What if the New World had not been born from crowns and conquest—but from contracts, ports, and profit?
In this episode, we explore a radically different beginning of the modern world. Instead of serving Spain or Portugal, Christopher Columbus sails under the banner of the Venetian Republic—a state built not on kings and dynasties, but on trade, finance, and maritime networks.
From that single decision emerges a completely different logic of expansion.
Venetian America does not begin as a vast territorial empire, but as a web of ports, fortified trading stations, and commercial cities stretching across the Caribbean and beyond. Instead of viceroys and conquistadors, the key figures are merchants, ship captains, bankers, and administrators. Instead of immediate conquest, expansion moves through contracts, alliances, and control of trade routes—until wealth itself begins to demand power.
This creates a New World shaped less by centralized authority and more by networks: – port cities instead of inland capitals – commercial hubs instead of feudal estates – flexible governance instead of rigid imperial hierarchies
But this does not mean a gentler history. Trade empires can exploit just as deeply as territorial ones. Slavery, disease, and domination still spread—only through different mechanisms, driven by profit as much as by power.
The deeper consequences unfold over centuries.

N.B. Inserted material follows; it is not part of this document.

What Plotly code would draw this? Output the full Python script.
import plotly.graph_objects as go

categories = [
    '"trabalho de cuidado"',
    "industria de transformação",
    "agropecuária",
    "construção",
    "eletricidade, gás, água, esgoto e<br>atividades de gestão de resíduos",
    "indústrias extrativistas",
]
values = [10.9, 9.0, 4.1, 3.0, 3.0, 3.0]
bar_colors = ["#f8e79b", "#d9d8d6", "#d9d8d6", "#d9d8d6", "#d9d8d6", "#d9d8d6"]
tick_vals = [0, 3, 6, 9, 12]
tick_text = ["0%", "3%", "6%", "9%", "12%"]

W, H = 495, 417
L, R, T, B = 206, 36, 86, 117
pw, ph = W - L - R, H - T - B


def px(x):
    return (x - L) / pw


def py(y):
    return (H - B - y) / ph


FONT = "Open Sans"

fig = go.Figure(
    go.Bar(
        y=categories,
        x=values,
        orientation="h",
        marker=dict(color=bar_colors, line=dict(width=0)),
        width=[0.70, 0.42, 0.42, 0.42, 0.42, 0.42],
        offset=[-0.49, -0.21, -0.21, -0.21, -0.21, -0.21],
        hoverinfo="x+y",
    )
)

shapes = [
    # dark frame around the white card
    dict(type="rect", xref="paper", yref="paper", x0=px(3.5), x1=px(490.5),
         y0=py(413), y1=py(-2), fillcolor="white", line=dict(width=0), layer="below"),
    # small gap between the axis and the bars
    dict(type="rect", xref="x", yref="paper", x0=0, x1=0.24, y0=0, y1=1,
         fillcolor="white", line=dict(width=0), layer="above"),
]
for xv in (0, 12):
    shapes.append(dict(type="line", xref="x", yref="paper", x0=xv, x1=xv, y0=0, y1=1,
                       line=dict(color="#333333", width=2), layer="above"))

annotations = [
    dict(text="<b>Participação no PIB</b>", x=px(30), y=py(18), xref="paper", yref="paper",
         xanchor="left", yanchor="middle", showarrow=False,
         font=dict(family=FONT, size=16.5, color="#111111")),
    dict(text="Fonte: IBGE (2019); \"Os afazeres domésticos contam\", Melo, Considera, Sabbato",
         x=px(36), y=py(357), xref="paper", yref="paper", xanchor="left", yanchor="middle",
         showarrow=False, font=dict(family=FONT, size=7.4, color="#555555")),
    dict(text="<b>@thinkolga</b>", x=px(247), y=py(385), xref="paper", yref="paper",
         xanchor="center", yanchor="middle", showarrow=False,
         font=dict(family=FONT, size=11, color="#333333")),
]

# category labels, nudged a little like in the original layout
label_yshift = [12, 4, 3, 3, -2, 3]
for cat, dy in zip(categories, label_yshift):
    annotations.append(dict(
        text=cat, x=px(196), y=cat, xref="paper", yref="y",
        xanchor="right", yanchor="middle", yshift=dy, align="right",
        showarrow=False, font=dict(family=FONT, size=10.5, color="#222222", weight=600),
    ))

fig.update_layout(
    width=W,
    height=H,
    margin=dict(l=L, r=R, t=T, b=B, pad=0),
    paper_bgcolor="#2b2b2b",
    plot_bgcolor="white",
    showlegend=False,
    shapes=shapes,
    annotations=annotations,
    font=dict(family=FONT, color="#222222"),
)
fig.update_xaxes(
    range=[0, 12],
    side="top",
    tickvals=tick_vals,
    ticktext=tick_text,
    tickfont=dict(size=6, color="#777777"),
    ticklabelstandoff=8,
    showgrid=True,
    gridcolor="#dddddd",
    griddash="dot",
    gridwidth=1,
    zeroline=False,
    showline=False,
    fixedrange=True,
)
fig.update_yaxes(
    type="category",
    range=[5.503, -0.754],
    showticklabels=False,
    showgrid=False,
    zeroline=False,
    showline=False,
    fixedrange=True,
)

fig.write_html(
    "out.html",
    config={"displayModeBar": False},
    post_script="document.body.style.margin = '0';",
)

Spain loses its historic advantage. Portugal turns even more toward Africa and Asia. France, England, and the Netherlands enter a world already shaped by a merchant empire. And the Atlantic does not become the domain of monarchies—but a contested arena of competing commercial systems.
In America itself, the result is a different civilization: a mosaic of trading cities, multilingual societies, and hybrid cultures. No single dominant language. No unified colonial model. No clear path toward something like the United States.

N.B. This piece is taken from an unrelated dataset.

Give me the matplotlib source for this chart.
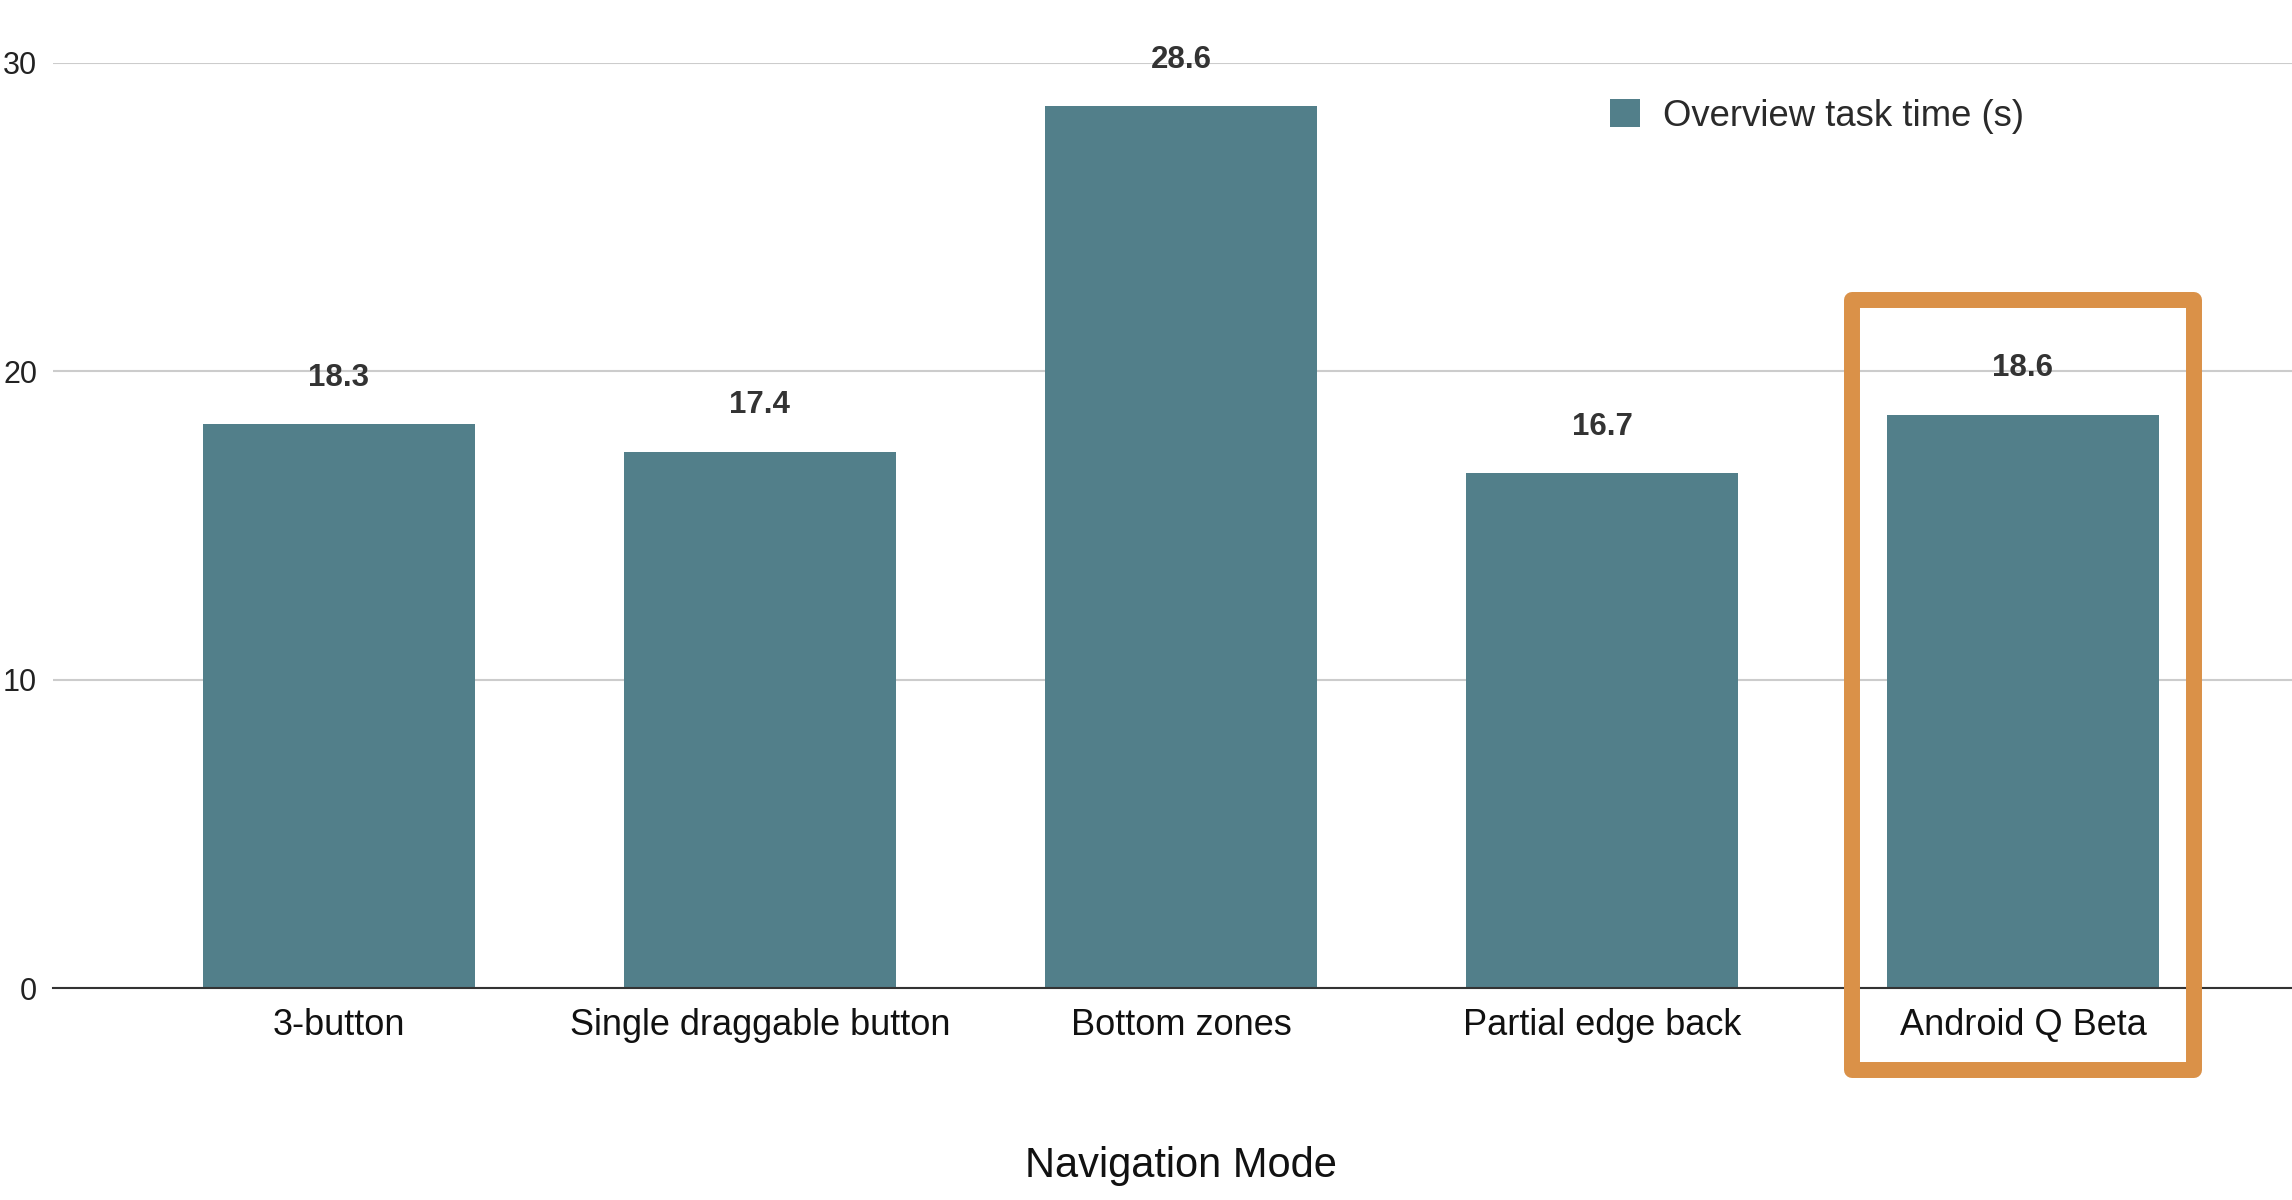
import matplotlib
matplotlib.use("Agg")
import matplotlib.pyplot as plt
import matplotlib.transforms as mtransforms
from matplotlib.patches import Rectangle, Patch

# data
modes = ["3-button", "Single draggable button", "Bottom zones", "Partial edge back", "Android Q Beta"]
task_time = [18.3, 17.4, 28.6, 16.7, 18.6]
highlight = "Android Q Beta"

bar_color = "#527f8a"
box_color = "#da9148"

plt.rcParams["font.family"] = ["Liberation Sans", "DejaVu Sans"]

fig = plt.figure(figsize=(22.92, 12), dpi=100)
ax = fig.add_axes([53 / 2292, 212 / 1200, 1 - 53 / 2292, 925 / 1200])

x = list(range(len(modes)))
ax.bar(x, task_time, width=0.646, color=bar_color, zorder=2)

# value labels above bars
for xi, v in zip(x, task_time):
    ax.annotate(f"{v}", (xi, v), xytext=(0, 27.5), textcoords="offset points",
                ha="center", va="baseline", fontsize=22.5, fontweight="bold",
                color="#333333", zorder=3)

ax.set_ylim(0, 30)
ax.set_xlim(-0.679, 4.639)
ax.set_yticks([0, 10, 20, 30])
ax.set_xticks(x)
ax.set_xticklabels(modes)
ax.tick_params(axis="y", length=0, pad=11.5, labelsize=22, labelcolor="#222222")
ax.tick_params(axis="x", length=0, pad=14.5, labelsize=26, labelcolor="#111111")

ax.grid(axis="y", color="#cccccc", linewidth=1.5, zorder=0)
ax.set_axisbelow(True)
for side in ["top", "right", "left"]:
    ax.spines[side].set_visible(False)
ax.spines["bottom"].set_color("#333333")
ax.spines["bottom"].set_linewidth(1.5)
ax.spines["bottom"].set_zorder(3)

# x axis title, centred on the middle category
trans = mtransforms.blended_transform_factory(ax.transData, fig.transFigure)
ax.text(2, 0.0192, "Navigation Mode", transform=trans, ha="center", va="baseline",
        fontsize=30, color="#111111")

# legend
handle = Patch(facecolor=bar_color, edgecolor="none")
ax.legend([handle], ["Overview task time (s)"], loc="center left",
          bbox_to_anchor=(1610 / 2292, 1 - 116 / 1200), bbox_transform=fig.transFigure,
          frameon=False, fontsize=26.3, handlelength=0.82, handleheight=0.82,
          handletextpad=0.63, borderpad=0, borderaxespad=0, labelcolor="#2a2a2a")

# orange highlight box round the last category
hi = modes.index(highlight)
box = Rectangle((hi - 0.406, -2.66), 0.812, 22.3 + 2.66, fill=False,
                edgecolor=box_color, linewidth=11.5, joinstyle="round",
                clip_on=False, zorder=4)
ax.add_patch(box)

fig.savefig("out.png", dpi=100)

Instead, the future belongs to networks.
By the time we reach the modern era, the world is not built around imperial capitals like Madrid or London—but around interconnected economic centers stretching from Europe to the Americas. Venice is no longer just a relic of the Renaissance—it becomes one of the founders of globalization itself.
This episode reveals perhaps the most striking alternative of all: change not just who discovers America—but how they understand power…
…and you don’t just change history. You change the entire logic of the modern world.